**CHALLENGE**:
Starting at the first line of the listing below, repeat each line up to and including the one containing "ylabel = 'M". Leave out pictures.

===

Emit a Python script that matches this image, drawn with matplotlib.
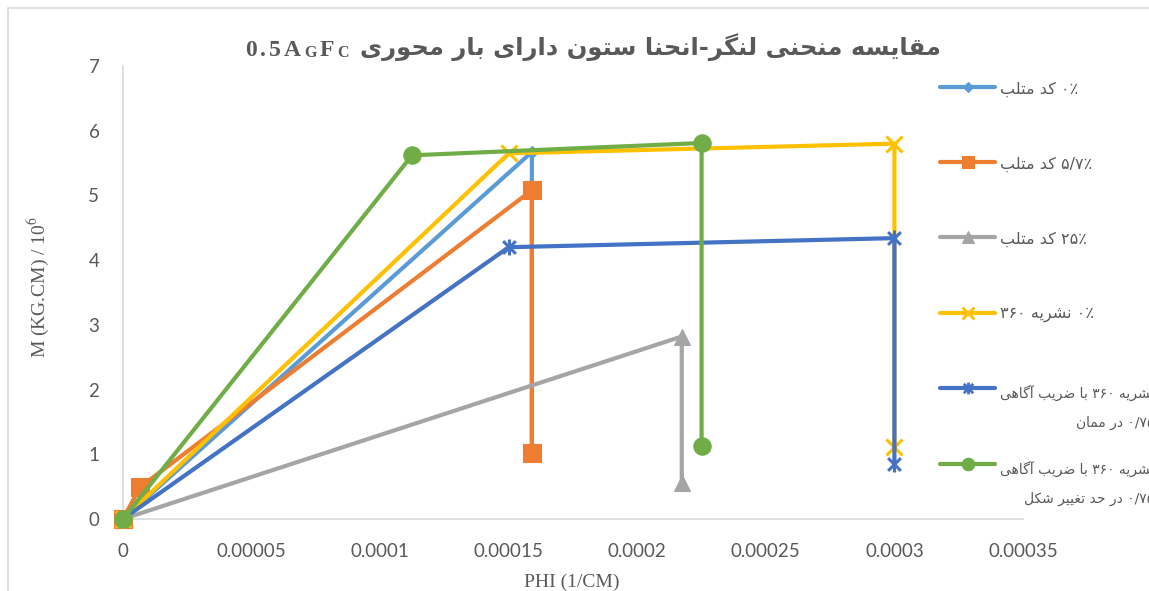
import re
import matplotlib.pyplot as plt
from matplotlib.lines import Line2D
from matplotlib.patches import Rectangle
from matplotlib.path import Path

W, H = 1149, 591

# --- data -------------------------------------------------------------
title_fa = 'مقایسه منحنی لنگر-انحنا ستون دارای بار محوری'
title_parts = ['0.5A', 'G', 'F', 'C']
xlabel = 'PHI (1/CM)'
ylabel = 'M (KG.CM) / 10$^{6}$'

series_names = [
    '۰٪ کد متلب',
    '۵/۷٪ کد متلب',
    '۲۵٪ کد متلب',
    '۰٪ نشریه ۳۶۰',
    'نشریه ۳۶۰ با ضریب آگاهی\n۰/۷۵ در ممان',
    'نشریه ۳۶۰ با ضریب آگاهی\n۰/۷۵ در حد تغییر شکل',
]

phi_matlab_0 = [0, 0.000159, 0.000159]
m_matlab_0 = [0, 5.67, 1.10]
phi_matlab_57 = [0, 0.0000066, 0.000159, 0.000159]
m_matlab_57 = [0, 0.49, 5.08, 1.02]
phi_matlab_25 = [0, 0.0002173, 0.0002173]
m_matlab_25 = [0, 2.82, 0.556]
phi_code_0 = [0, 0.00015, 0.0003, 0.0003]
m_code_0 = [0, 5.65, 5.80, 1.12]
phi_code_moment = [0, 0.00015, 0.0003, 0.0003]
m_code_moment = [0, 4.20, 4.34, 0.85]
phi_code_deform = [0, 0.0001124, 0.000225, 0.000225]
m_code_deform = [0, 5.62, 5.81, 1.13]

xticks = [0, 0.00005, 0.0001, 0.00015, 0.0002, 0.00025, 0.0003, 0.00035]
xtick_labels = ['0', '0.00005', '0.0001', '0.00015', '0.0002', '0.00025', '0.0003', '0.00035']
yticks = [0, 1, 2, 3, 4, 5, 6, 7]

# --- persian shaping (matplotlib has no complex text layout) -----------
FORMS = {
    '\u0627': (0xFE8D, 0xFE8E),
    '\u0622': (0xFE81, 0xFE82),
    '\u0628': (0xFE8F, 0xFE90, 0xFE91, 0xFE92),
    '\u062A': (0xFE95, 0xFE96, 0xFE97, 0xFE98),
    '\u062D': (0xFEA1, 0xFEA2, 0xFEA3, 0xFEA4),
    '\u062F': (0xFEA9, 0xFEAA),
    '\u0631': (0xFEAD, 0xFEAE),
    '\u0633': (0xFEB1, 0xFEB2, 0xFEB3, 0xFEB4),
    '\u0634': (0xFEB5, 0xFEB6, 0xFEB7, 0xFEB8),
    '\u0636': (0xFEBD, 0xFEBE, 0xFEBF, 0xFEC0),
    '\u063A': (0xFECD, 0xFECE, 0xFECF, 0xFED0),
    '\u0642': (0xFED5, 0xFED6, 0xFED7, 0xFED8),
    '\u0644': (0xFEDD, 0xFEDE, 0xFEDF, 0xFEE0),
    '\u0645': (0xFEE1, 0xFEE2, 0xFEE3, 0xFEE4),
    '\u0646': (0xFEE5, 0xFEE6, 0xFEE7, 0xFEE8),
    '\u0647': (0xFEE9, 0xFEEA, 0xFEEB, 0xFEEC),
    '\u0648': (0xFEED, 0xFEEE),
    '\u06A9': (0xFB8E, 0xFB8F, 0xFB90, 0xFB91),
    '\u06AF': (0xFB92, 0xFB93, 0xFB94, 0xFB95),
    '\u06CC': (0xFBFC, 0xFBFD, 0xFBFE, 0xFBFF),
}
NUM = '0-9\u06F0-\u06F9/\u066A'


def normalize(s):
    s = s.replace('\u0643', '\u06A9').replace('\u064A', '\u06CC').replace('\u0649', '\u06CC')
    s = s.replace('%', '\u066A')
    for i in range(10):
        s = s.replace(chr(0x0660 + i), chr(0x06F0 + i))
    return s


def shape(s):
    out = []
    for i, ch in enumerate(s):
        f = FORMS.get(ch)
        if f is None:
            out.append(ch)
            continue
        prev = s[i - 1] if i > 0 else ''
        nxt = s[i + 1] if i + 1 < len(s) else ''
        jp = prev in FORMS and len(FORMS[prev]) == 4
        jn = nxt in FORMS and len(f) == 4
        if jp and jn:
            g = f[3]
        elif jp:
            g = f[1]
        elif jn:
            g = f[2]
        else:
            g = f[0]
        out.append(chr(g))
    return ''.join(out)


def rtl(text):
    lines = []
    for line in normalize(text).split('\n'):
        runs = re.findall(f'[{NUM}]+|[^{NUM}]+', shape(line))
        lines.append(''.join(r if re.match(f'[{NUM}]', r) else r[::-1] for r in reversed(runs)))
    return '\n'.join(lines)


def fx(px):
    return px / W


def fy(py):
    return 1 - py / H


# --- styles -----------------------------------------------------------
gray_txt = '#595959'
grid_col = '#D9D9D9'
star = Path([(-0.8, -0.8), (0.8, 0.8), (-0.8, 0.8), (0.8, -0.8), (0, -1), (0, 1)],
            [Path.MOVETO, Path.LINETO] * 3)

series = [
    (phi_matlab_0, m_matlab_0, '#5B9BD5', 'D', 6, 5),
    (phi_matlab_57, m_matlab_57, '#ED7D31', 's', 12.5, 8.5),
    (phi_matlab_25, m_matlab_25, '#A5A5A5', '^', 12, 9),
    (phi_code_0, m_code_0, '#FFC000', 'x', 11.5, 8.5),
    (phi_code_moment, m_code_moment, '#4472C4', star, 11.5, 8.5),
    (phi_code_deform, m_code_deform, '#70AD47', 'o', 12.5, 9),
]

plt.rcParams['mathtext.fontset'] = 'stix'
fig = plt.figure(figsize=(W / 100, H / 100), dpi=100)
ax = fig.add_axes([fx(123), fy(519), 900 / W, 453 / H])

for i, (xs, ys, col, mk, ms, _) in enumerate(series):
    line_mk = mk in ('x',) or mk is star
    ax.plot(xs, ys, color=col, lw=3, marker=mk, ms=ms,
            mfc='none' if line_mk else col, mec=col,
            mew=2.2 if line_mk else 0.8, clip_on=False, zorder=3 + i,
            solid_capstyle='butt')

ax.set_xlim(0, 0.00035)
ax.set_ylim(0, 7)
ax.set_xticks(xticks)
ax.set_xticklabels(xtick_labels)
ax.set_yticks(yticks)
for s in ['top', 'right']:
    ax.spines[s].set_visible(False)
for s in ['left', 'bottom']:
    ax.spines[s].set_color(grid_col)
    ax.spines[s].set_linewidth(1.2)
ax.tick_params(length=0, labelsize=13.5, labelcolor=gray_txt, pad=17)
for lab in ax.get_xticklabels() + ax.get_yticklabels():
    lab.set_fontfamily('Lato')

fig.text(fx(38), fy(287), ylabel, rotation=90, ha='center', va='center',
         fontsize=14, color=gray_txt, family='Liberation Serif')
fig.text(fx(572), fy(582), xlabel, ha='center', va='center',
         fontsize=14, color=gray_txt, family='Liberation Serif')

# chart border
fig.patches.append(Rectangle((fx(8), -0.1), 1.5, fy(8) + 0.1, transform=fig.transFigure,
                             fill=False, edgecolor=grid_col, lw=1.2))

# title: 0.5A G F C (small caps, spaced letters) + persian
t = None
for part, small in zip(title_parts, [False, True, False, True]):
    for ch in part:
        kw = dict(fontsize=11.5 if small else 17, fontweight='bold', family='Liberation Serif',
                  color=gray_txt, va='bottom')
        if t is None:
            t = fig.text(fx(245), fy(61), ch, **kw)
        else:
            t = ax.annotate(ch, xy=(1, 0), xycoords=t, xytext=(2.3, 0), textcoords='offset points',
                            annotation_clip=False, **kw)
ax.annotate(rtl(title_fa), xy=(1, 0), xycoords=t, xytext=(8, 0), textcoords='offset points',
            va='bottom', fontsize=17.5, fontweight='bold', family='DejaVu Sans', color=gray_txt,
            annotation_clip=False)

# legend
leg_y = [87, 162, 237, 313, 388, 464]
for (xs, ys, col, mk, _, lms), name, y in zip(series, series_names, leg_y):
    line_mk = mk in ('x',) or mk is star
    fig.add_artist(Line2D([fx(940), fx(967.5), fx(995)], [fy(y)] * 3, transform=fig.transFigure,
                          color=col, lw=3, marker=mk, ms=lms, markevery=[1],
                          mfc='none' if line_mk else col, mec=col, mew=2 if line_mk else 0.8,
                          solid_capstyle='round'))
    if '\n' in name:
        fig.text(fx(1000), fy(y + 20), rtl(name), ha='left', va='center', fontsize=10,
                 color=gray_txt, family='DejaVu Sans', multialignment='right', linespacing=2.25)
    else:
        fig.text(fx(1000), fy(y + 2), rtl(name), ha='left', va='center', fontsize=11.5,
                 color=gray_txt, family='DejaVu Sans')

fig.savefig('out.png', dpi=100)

===

**FULL ANSWER**:
Emit a Python script that matches this image, drawn with matplotlib.
import re
import matplotlib.pyplot as plt
from matplotlib.lines import Line2D
from matplotlib.patches import Rectangle
from matplotlib.path import Path

W, H = 1149, 591

# --- data -------------------------------------------------------------
title_fa = 'مقایسه منحنی لنگر-انحنا ستون دارای بار محوری'
title_parts = ['0.5A', 'G', 'F', 'C']
xlabel = 'PHI (1/CM)'
ylabel = 'M (KG.CM) / 10$^{6}$'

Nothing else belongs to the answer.